Я не жалел, что начал с берлинского следа — там мне, по крайней мере, представился нежданный случай заглянуть еще в одну главу Себастьянова прошлого. Теперь, когда одно имя вычеркнуто, у меня оставались еще три возможности. Заглянув в телефонную книгу, я убедился, что имена «Граун (фон), Элен» и «Речной, Поль» («де», как я заметил, отсутствовало) соответствуют полученным мною парижским адресам. Перспектива встретиться с мужьями была малоприятна, но неминуема. Третья дама, Лидия Богемская, не числилась ни в одном из двух справочников, то есть ни в телефонной книге, ни в другом шедевре Боттэна{48}, где адресаты даны по алфавиту названий улиц. Не беда, я знаю, где она когда-то жила, разыщу. Свой Париж я знаю хорошо, и мне сразу стало ясно, в какой последовательности делать визиты, чтобы уложить их в один день. Хочу добавить, если читатель удивлен моей манерой брать быка за рога, что я так же не люблю звонить по телефону, как и писать письма.

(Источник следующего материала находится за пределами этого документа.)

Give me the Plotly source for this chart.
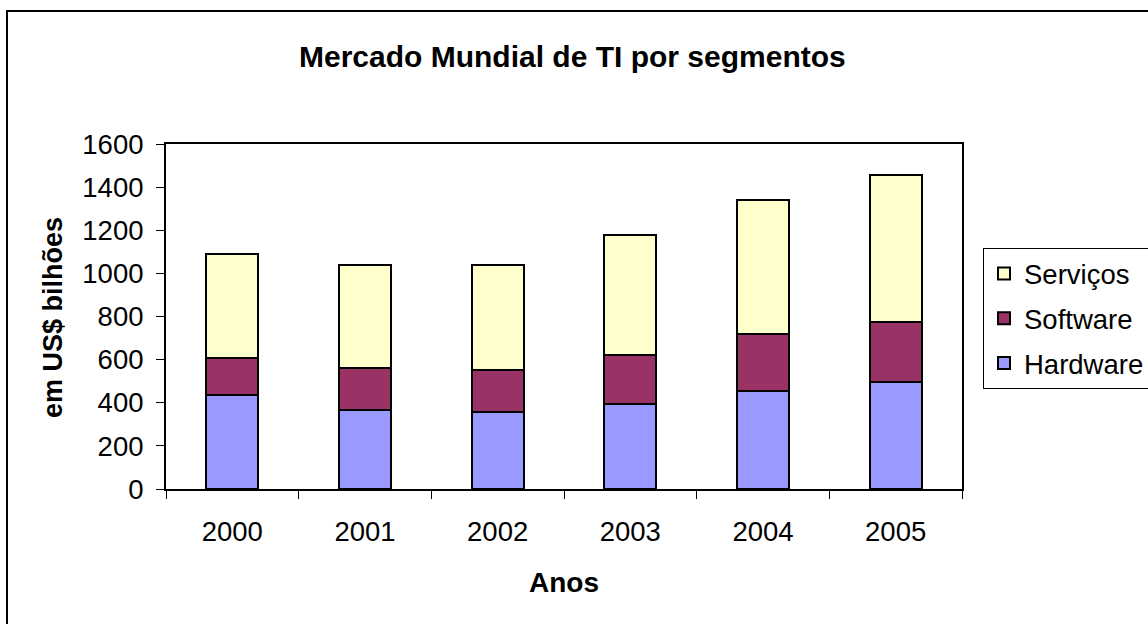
import plotly.graph_objects as go

anos = ["2000", "2001", "2002", "2003", "2004", "2005"]
hardware = [435, 367, 356, 395, 455, 494]
software = [174, 195, 196, 225, 262, 280]
servicos = [479, 476, 488, 556, 622, 682]

W, H = 1148, 624
L, R, T, B = 166, 962, 144, 489

def px(x):
    return (x - L) / (R - L)

def py(y):
    return (B - y) / (B - T)

font = "Liberation Sans, Arial, sans-serif"
line = dict(color="black", width=2)

fig = go.Figure()
fig.add_bar(x=anos, y=hardware, name="Hardware", marker=dict(color="#9999FF", line=line),
            legendgroup="h", legendrank=3)
fig.add_bar(x=anos, y=software, name="Software", marker=dict(color="#993366", line=line),
            legendgroup="s", legendrank=2)
fig.add_bar(x=anos, y=servicos, name="Serviços", marker=dict(color="#FFFFCC", line=line),
            legendgroup="v", legendrank=1)

fig.update_layout(
    width=W, height=H,
    margin=dict(l=L, r=W - R, t=T, b=H - B, autoexpand=False),
    barmode="stack", bargap=0.61,
    plot_bgcolor="white", paper_bgcolor="white",
    font=dict(family=font, size=27.5, color="black"),
    showlegend=True,
    legend=dict(
        x=px(983), y=py(248), xanchor="left", yanchor="top",
        traceorder="grouped", tracegroupgap=6,
        bordercolor="black", borderwidth=1,
        font=dict(size=27.5, family=font),
        itemclick=False,
    ),
    xaxis=dict(
        showline=True, linecolor="black", linewidth=2, mirror=True,
        ticks="outside", ticklen=8, tickcolor="black", tickson="boundaries",
        tickfont=dict(size=27.5), ticklabelstandoff=17,
    ),
    yaxis=dict(
        range=[0, 1600], dtick=200,
        showline=True, linecolor="black", linewidth=2, mirror=True,
        ticks="outside", ticklen=8, tickcolor="black",
        showgrid=False, zeroline=False, tickfont=dict(size=27.5),
        ticklabelstandoff=7,
    ),
    annotations=[
        dict(text="<b>Mercado Mundial de TI por segmentos</b>", xref="paper", yref="paper",
             x=px(572), y=py(57), xanchor="center", yanchor="middle", showarrow=False,
             font=dict(size=30)),
        dict(text="<b>Anos</b>", xref="paper", yref="paper",
             x=px(564), y=py(582), xanchor="center", yanchor="middle", showarrow=False,
             font=dict(size=28)),
        dict(text="<b>em US$ bilhões</b>", xref="paper", yref="paper",
             x=px(53), y=py(318), xanchor="center", yanchor="middle", showarrow=False,
             textangle=-90, font=dict(size=27)),
    ],
    shapes=[
        dict(type="rect", xref="paper", yref="paper",
             x0=px(7), y0=py(11), x1=px(1170), y1=py(650),
             line=dict(color="black", width=2), fillcolor="rgba(0,0,0,0)", layer="below"),
    ],
)

fig.write_html("out.html", config={"displayModeBar": False},
               post_script="document.body.style.margin='0px';")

Дверь, в которую я постучал, открыл худой высокий пышноволосый человек в рубашке без воротничка, но медная подгалстучная запонка была на месте. В руке он держал шахматную фигуру — черного коня. Я поздоровался с ним по-русски.
— Входите, входите, — сказал он радостно, словно меня ждал.
— Меня зовут так-то, — сказал я.
— А меня, — вскричал он, — Пал Палыч Речной. — И он от души рассмеялся, словно отпустил добрую шутку. — Прошу вас, — сказал он, указывая фигурой на распахнутую дверь.